The big ticket item in reporting season today was no doubt Mineral Resources (ASX:MIN), which reported a cocktail of falling prices but expanding output from its WA lithium operations.
Also on the bill was Westgold Resources (ASX:WGX), which fell ~4% more or less in line with other gold miners after reporting output of 63,104oz gold from its Mid West gold mines at all in sustaining costs of $1935/oz.
The big news for investors is that its hedges are done, meaning the company is exposed now to record high Aussie gold prices.
It sold its bullion at an average prices of $2888/oz, putting $25m into its treasury and updating its dividend policy to include a minimum payout of 1c per share up to a maximum of 30% free cash flow, as its bank balance ballooned beyond $200 million in cash, gold and liquid investments to $217m.

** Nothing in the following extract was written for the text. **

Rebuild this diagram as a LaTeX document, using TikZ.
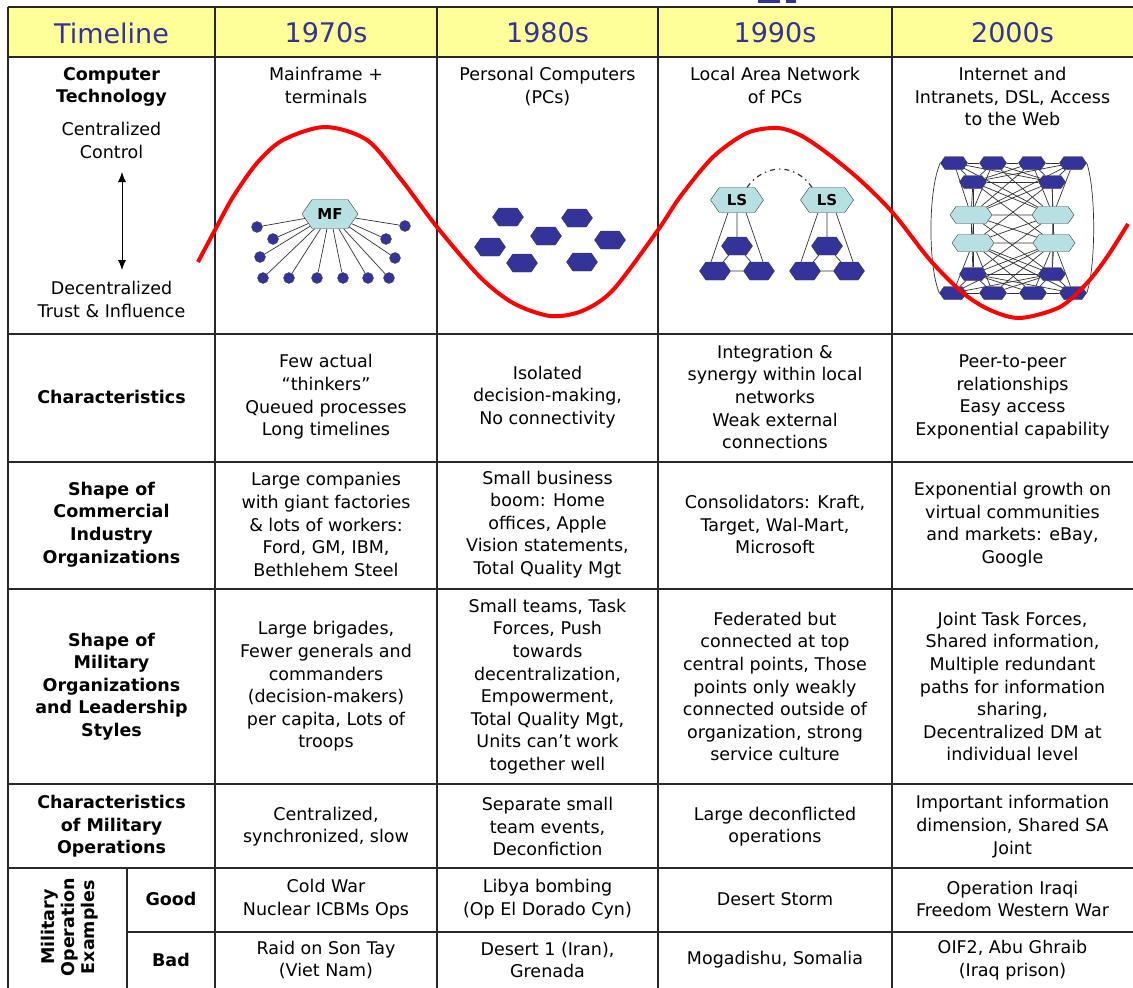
\documentclass[tikz,border=0pt]{standalone}
\usepackage{fontspec}
\setmainfont{DejaVu Sans}
\usetikzlibrary{shapes.symbols,arrows.meta}
\definecolor{headyellow}{RGB}{255,255,153}
\definecolor{headblue}{RGB}{51,51,153}
\definecolor{pcblue}{RGB}{51,51,153}
\definecolor{lsblue}{RGB}{183,224,226}
\definecolor{gridgray}{RGB}{40,40,40}
\pgfdeclarelayer{bg}
\pgfsetlayers{bg,main}

\begin{document}
\begin{tikzpicture}[x=1pt,y=-1pt,
	txt/.style={align=center,inner sep=0pt,font=\fontsize{17.5}{22.6}\selectfont},
	rowhead/.style={align=center,inner sep=0pt,font=\bfseries\fontsize{17.5}{22.6}\selectfont},
	year/.style={inner sep=0pt,text=headblue,font=\fontsize{27}{30}\selectfont},
	grid/.style={gridgray,line width=1.4pt},
	hex/.style={signal,signal to=east and west,signal pointer angle=110,draw=black!75,inner sep=0pt},
	pc/.style={hex,fill=pcblue,minimum width=31pt,minimum height=18pt},
	mh/.style={hex,fill=pcblue,minimum width=27pt,minimum height=13pt},
	lh/.style={hex,fill=lsblue,minimum width=42pt,minimum height=17pt},
	ls/.style={hex,fill=lsblue,minimum width=53pt,minimum height=25pt,font=\bfseries\fontsize{15}{15}\selectfont},
	term/.style={circle,fill=pcblue,draw=black!70,minimum size=11pt,inner sep=0pt},
	link/.style={black!80,line width=0.7pt}]
	\useasboundingbox (0,0) rectangle (1133,988);
	\begin{pgfonlayer}{bg}
		\fill[white] (0,0) rectangle (1133,988);
		\fill[headyellow] (8,7) rectangle (1133,57);
	\end{pgfonlayer}
	\fill[headblue] (758,0) rectangle (780,3);
	\fill[headblue] (786,0) rectangle (796,3);
	
	\node[year] (h0) at (111.5,33) {Timeline};
	\node[year] (h1) at (326,33) {1970s};
	\node[year] (h2) at (547.5,33) {1980s};
	\node[year] (h3) at (775,33) {1990s};
	\node[year] (h4) at (1012.5,33) {2000s};
	
	\node[rowhead,anchor=north] (comp) at (111.5,67) {Computer\\Technology};
	\node[txt,anchor=north] (cent) at (111.5,122) {Centralized\\Control};
	\node[txt,anchor=north] (decent) at (111.5,281) {Decentralized\\Trust \& Influence};
	\coordinate (up) at (122,172);
	\coordinate (down) at (122,270);
	\draw[thick,{Latex[length=10pt,width=8pt]}-{Latex[length=10pt,width=8pt]}] (up) -- (down);
	\node[txt,anchor=north] (tech1) at (326,67) {Mainframe +\\terminals};
	\node[txt,anchor=north] (tech2) at (547.5,67) {Personal Computers\\(PCs)};
	\node[txt,anchor=north] (tech3) at (775,67) {Local Area Network\\of PCs};
	\node[txt,anchor=north] (tech4) at (1012.5,67) {Internet and\\Intranets, DSL, Access\\to the Web};
	
	\node[hex,fill=lsblue,minimum width=56pt,minimum height=29pt,font=\bfseries\fontsize{15}{15}\selectfont] (mf) at (330,214) {MF};
	\node[term] (d1) at (257,227) {};
	\node[term] (d2) at (273,239) {};
	\node[term] (d3) at (260,257) {};
	\node[term] (d4) at (263,278) {};
	\node[term] (d5) at (289,278) {};
	\node[term] (d6) at (317,278) {};
	\node[term] (d7) at (343,278) {};
	\node[term] (d8) at (368,278) {};
	\node[term] (d9) at (389,278) {};
	\node[term] (d10) at (395,258) {};
	\node[term] (d11) at (386,239) {};
	\node[term] (d12) at (405,226) {};
	\begin{pgfonlayer}{bg}
		\foreach \d in {d1,d2,d3,d4,d5,d6,d7,d8,d9,d10,d11,d12}
			\draw[link] (mf) -- (\d);
	\end{pgfonlayer}
	
	\node[pc] (p1) at (508,217) {};
	\node[pc] (p2) at (577,218) {};
	\node[pc] (p3) at (546,236) {};
	\node[pc] (p4) at (490,247) {};
	\node[pc] (p5) at (610,240) {};
	\node[pc] (p6) at (522,263) {};
	\node[pc] (p7) at (582,262) {};
	
	\node[ls] (ls1) at (737,200) {LS};
	\node[pc] (a1) at (737,246) {};
	\node[pc] (a2) at (715,271) {};
	\node[pc] (a3) at (759,271) {};
	\node[ls] (ls2) at (827,200) {LS};
	\node[pc] (b1) at (827,246) {};
	\node[pc] (b2) at (805,271) {};
	\node[pc] (b3) at (849,271) {};
	\begin{pgfonlayer}{bg}
		\draw[link] ([xshift=-9pt]ls1.south) -- ([xshift=-4pt]a2.north);
		\draw[link] (ls1) -- (a1);
		\draw[link] ([xshift=9pt]ls1.south) -- ([xshift=4pt]a3.north);
		\draw[link] (a1) -- (a2) -- (a3) -- (a1);
		\draw[link] ([xshift=-9pt]ls2.south) -- ([xshift=-4pt]b2.north);
		\draw[link] (ls2) -- (b1);
		\draw[link] ([xshift=9pt]ls2.south) -- ([xshift=4pt]b3.north);
		\draw[link] (b1) -- (b2) -- (b3) -- (b1);
	\end{pgfonlayer}
	\draw[link,line width=1.2pt,dash pattern=on 5pt off 4pt on 1.5pt off 4pt] ([xshift=10pt]ls1.north) .. controls (765,163) and (795,163) .. ([xshift=-15pt]ls2.north);
	
	\node[mh] (t1) at (954,163) {};
	\node[mh] (t2) at (993,163) {};
	\node[mh] (t3) at (1032,163) {};
	\node[mh] (t4) at (1073,163) {};
	\node[mh] (s1) at (973,182) {};
	\node[mh] (s2) at (1052,182) {};
	\node[lh] (l1) at (971,215) {};
	\node[lh] (r1) at (1053,215) {};
	\node[lh] (l2) at (973,243) {};
	\node[lh] (r2) at (1054,243) {};
	\node[mh] (u1) at (973,274) {};
	\node[mh] (u2) at (1052,274) {};
	\node[mh] (w1) at (953,293) {};
	\node[mh] (w2) at (993,293) {};
	\node[mh] (w3) at (1033,293) {};
	\node[mh] (w4) at (1073,293) {};
	\begin{pgfonlayer}{bg}
		\foreach \a in {t1,t2,t3,t4,s1,s2}
			\foreach \b in {l1,r1}
				\draw[link] (\a) -- (\b);
		\foreach \a in {t1,t2,t3,t4}
			\foreach \b in {s1,s2}
				\draw[link] (\a) -- (\b);
		\foreach \a in {w1,w2,w3,w4,u1,u2}
			\foreach \b in {l2,r2}
				\draw[link] (\a) -- (\b);
		\foreach \a in {w1,w2,w3,w4}
			\foreach \b in {u1,u2}
				\draw[link] (\a) -- (\b);
		\foreach \a in {s1,s2}
			\foreach \b in {l2,r2}
				\draw[link] (\a) -- (\b);
		\foreach \a in {u1,u2}
			\foreach \b in {l1,r1}
				\draw[link] (\a) -- (\b);
		\draw[link] (t1) -- (t2) -- (t3) -- (t4);
		\draw[link] (w1) -- (w2) -- (w3) -- (w4);
		\draw[link] (s1) -- (s2);
		\draw[link] (u1) -- (u2);
		\draw[link] (l1) -- (r1) -- (r2) -- (l2) -- (l1);
		\draw[link] (l1) -- (r2);
		\draw[link] (r1) -- (l2);
		\draw[link] (t1.west) .. controls (928,190) and (928,266) .. (w1.west);
		\draw[link] (t4.east) .. controls (1096,190) and (1096,266) .. (w4.east);
	\end{pgfonlayer}
	
	\node[rowhead] (ch0) at (111.5,397) {Characteristics};
	\node[txt] (ch1) at (326,397) {Few actual\\“thinkers”\\Queued processes\\Long timelines};
	\node[txt] (ch2) at (547.5,397) {Isolated\\decision-making,\\No connectivity};
	\node[txt] (ch3) at (775,397) {Integration \&\\synergy within local\\networks\\Weak external\\connections};
	\node[txt] (ch4) at (1012.5,397) {Peer-to-peer\\relationships\\Easy access\\Exponential capability};
	
	\node[rowhead] (co0) at (111.5,524.5) {Shape of\\Commercial\\Industry\\Organizations};
	\node[txt] (co1) at (326,524.5) {Large companies\\with giant factories\\\& lots of workers:\\Ford, GM, IBM,\\Bethlehem Steel};
	\node[txt] (co2) at (547.5,524.5) {Small business\\boom: Home\\offices, Apple\\Vision statements,\\Total Quality Mgt};
	\node[txt] (co3) at (775,524.5) {Consolidators: Kraft,\\Target, Wal-Mart,\\Microsoft};
	\node[txt] (co4) at (1012.5,524.5) {Exponential growth on\\virtual communities\\and markets: eBay,\\Google};
	
	\node[rowhead] (mo0) at (111.5,686.5) {Shape of\\Military\\Organizations\\and Leadership\\Styles};
	\node[txt] (mo1) at (326,686.5) {Large brigades,\\Fewer generals and\\commanders\\(decision-makers)\\per capita, Lots of\\troops};
	\node[txt] (mo2) at (547.5,686.5) {Small teams, Task\\Forces, Push\\towards\\decentralization,\\Empowerment,\\Total Quality Mgt,\\Units can’t work\\together well};
	\node[txt] (mo3) at (775,686.5) {Federated but\\connected at top\\central points, Those\\points only weakly\\connected outside of\\organization, strong\\service culture};
	\node[txt] (mo4) at (1012.5,686.5) {Joint Task Forces,\\Shared information,\\Multiple redundant\\paths for information\\sharing,\\Decentralized DM at\\individual level};
	
	\node[rowhead] (op0) at (111.5,826.5) {Characteristics\\of Military\\Operations};
	\node[txt] (op1) at (326,826.5) {Centralized,\\synchronized, slow};
	\node[txt] (op2) at (547.5,826.5) {Separate small\\team events,\\Deconfiction};
	\node[txt] (op3) at (775,826.5) {Large deconflicted\\operations};
	\node[txt] (op4) at (1012.5,826.5) {Important information\\dimension, Shared SA\\Joint};
	
	\node[rowhead,rotate=90,font=\bfseries\fontsize{17.5}{20}\selectfont] (ex) at (70,927) {Military\\Operation\\Examples};
	\node[rowhead] (good) at (171,899) {Good};
	\node[txt] (g1) at (326,899) {Cold War\\Nuclear ICBMs Ops};
	\node[txt] (g2) at (547.5,899) {Libya bombing\\(Op El Dorado Cyn)};
	\node[txt] (g3) at (775,899) {Desert Storm};
	\node[txt] (g4) at (1012.5,899) {Operation Iraqi\\Freedom Western War};
	\node[rowhead] (bad) at (171,960) {Bad};
	\node[txt] (b1t) at (326,960) {Raid on Son Tay\\(Viet Nam)};
	\node[txt] (b2t) at (547.5,960) {Desert 1 (Iran),\\Grenada};
	\node[txt] (b3t) at (775,960) {Mogadishu, Somalia};
	\node[txt] (b4t) at (1012.5,960) {OIF2, Abu Ghraib\\(Iraq prison)};
	
	\draw[grid] (8,7) -- (1133,7);
	\draw[grid] (8,57) -- (1133,57);
	\draw[grid] (8,334) -- (1133,334);
	\draw[grid] (8,462) -- (1133,462);
	\draw[grid] (8,589) -- (1133,589);
	\draw[grid] (8,784) -- (1133,784);
	\draw[grid] (8,868) -- (1133,868);
	\draw[grid] (127,932) -- (1133,932);
	\draw[grid] (8,7) -- (8,988);
	\draw[grid] (215,7) -- (215,988);
	\draw[grid] (437,7) -- (437,988);
	\draw[grid] (658,7) -- (658,988);
	\draw[grid] (892,7) -- (892,988);
	\draw[grid] (127,868) -- (127,988);
	
	\draw[red,line width=4pt] plot[smooth,tension=0.5] coordinates {(198,262) (215,230) (233,197) (257,163) (283,140) (325,127) (367,140) (400,178) (437,227) (480,277) (513,303) (550,316) (582,311) (613,290) (658,230) (680,197) (713,157) (747,133) (777,128) (800,135) (827,153) (860,180) (893,213) (930,260) (963,293) (990,310) (1020,318) (1060,307) (1087,283) (1107,257) (1128,224)};
\end{tikzpicture}
\end{document}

“Our treasury is strong and we are fully funded to deliver our corporate objectives through operational cash flows in FY24,” MD Wayne Bramwell said after the miner delivered three consecutive quarters of cash build for the first time in its history.
“Drilling continues in earnest across our assets and Westgold continues to invest in its high value internal growth projects, with the development of Great Fingall commencing in October.
“With our cost-out programme continuing, being debt free and fully leverage to the gold price, Westgold is well poised to deliver its FY24 guidance.”
Over in the world of copper, battered and bruised Queensland and WA base metals miner 29Metals (ASX:29M) was up slightly as its copper production rose from 4200t to 5500t at C1 costs of US$3.26/lb, down from US$4.46/lb.
Its zinc output at the Golden Grove mine was down from 13,400t to 8600t, while mining restarted at the flooded Capricorn copper operations in Queensland.
Capricorn produced 7700t in September last year and 5300t in December before a major flooding event which shut the mine in the January quarter, not producing at all while rehab took place in June.
Meanwhile, boss Peter Albert thinks the announcement of the closure in 2025 of Glencore’s Mt Isa Mines operation could be a net positive for 29Metals, which sells its concentrate into the smelter.
That infrastructure will be kept running until at least 2030, with the Queensland government also pledging to invest heavily in projects in north Queensland where the workforce around Mt Isa will be impacted.
“It was a very sad turn of events for Mt Isa and the workforce up there,” he said.
“From our perspective, of course, that clearly from a strategic Northwest Queensland business perspective puts a lot of focus on Capricorn Copper and there’s a very significant government understanding of the importance of Capricorn Copper in the scheme of what’s happening at Mt Isa.”
Albert said 29Metals could ship concentrate into Asia but it was not its preferred solution, but said his understanding was Glencore had no plans to shut it down.
Meanwhile, it was a rare off quarter for Alkane Resources (ASX:ALK), which produced 15,855oz at AISC of $2156/oz in the three months to September 30, selling 16,090oz at a price of $2897/oz for revenue of $46.6m.
While costs came in ahead of full year guidance, Alkane retained its full year FY24 forecast for the New South Wales gold mine, projecting production of 60-65,000oz at AISC of $1750-2100/oz.